Seperti di kehidupan liar yang malam, tempat-tempat yang mengadakan pendidikan prostitusi yang secara legal. Dunia malam memang cukup menggiurkan bagi mereka-mereka yang lupa tentang pemenuhan kebutuhan yang semestinya. Kita dapat melihat, hampir semua pelacur menggunakan pewarna bibir yang dominan merah. Lalu bedak yang masuk dalam kategori mahal, (Walau sebenarnya tak menutup kemungkinan itu termasuk kedalam kosmetik racikan yang berbahaya) untuk mempercantik kewanitaannya, lebih tepatnya memutihkannya. Saya dapat mengatakannya bahwa, orang-orang yang di sana terkadang merasa bosan bertengger di surganya dengan segala gelimangan yang bukan sepenuhnya menjadi haknya, pasti akan selalu mempunyai waktu mengunjungi dunia malam itu. Mereduksi sedikit dosa yang mereka lakukan di tempat kerjanya, mungkin. Layaknya bibir yang bercorak merah, sepantasnya dapat lebih mudah buat mencium hal-hal (berbau munafik), yang tentunya memiliki bekas yang sangat jelas.

Warna merah-putih bendera Indonesia--dengan warna merah lipstik dan putih dari bedak penjajah kelamin. Warna merah melambangkan keberanian, putih menyimbolkan sebuah kesucian. Bagaimana bisa kedua hal itu selaras dan membangun korelasi yang baik jika yang terjadi selalu kontra dengan harapan rakyat.

Demikian hal yang kian menjadi sorotan publik, memang kita gamang dengan berita yang sering terjadi di layar kaca. Mereka yang menjelma sebagai media juga mengemas bahan informasi secara tak sama. Maksudnya, bentuk penyampaian kepada para pemirsanya di seluruh penjuru Indonesia masih saja terkesan “politis”. Masalah ini memang dapat dikatakan baru, atau mungkin sudah lama, hanya karena baru terungkap.

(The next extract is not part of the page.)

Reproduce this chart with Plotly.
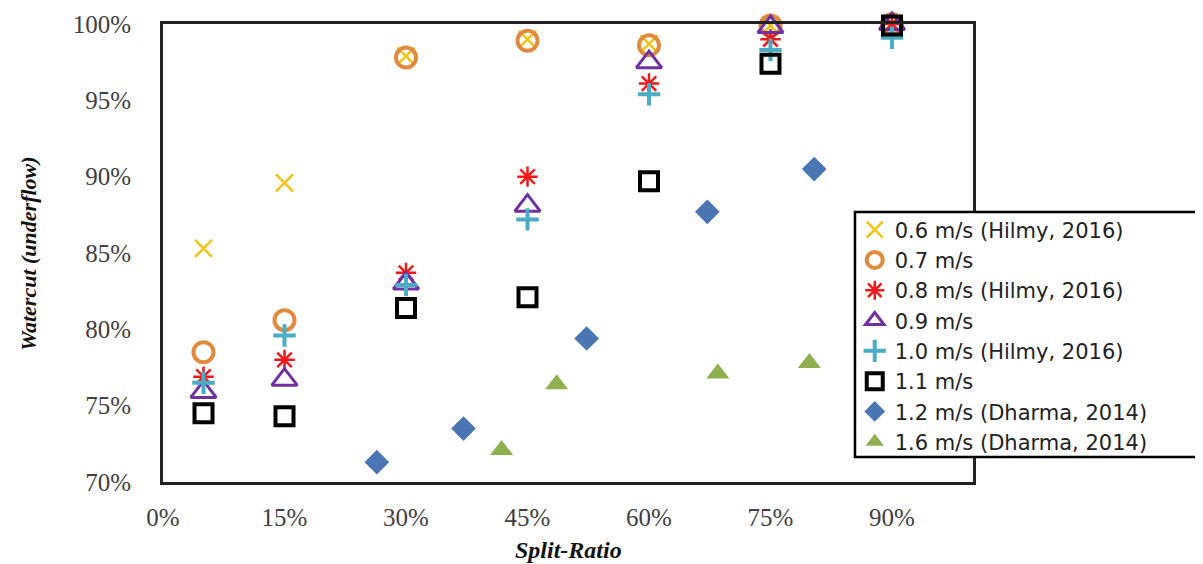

Kesesuaian dari penyikap sebuah studi kasus tentang peran penjajah kelamin dalam bekerja, memenuhi hidupnya tak jauh berbeda dengan para pelaku korupsi yang katanya ingin mengindonesiakan Indonesia justru membuatnya semakin terpuruk. Pelacur ibarat pejabat, dan pelanggannya ibarat rakyat. Jika rakyat tak pandai-pandai memilah pejabat (pelanggan dalam hal ini memilah pelacur), maka rakyat itu sendiri yang akan di rugikan. Terlepas mungkin dari ego pribadi (pelacur/pejabat) itu sendiri.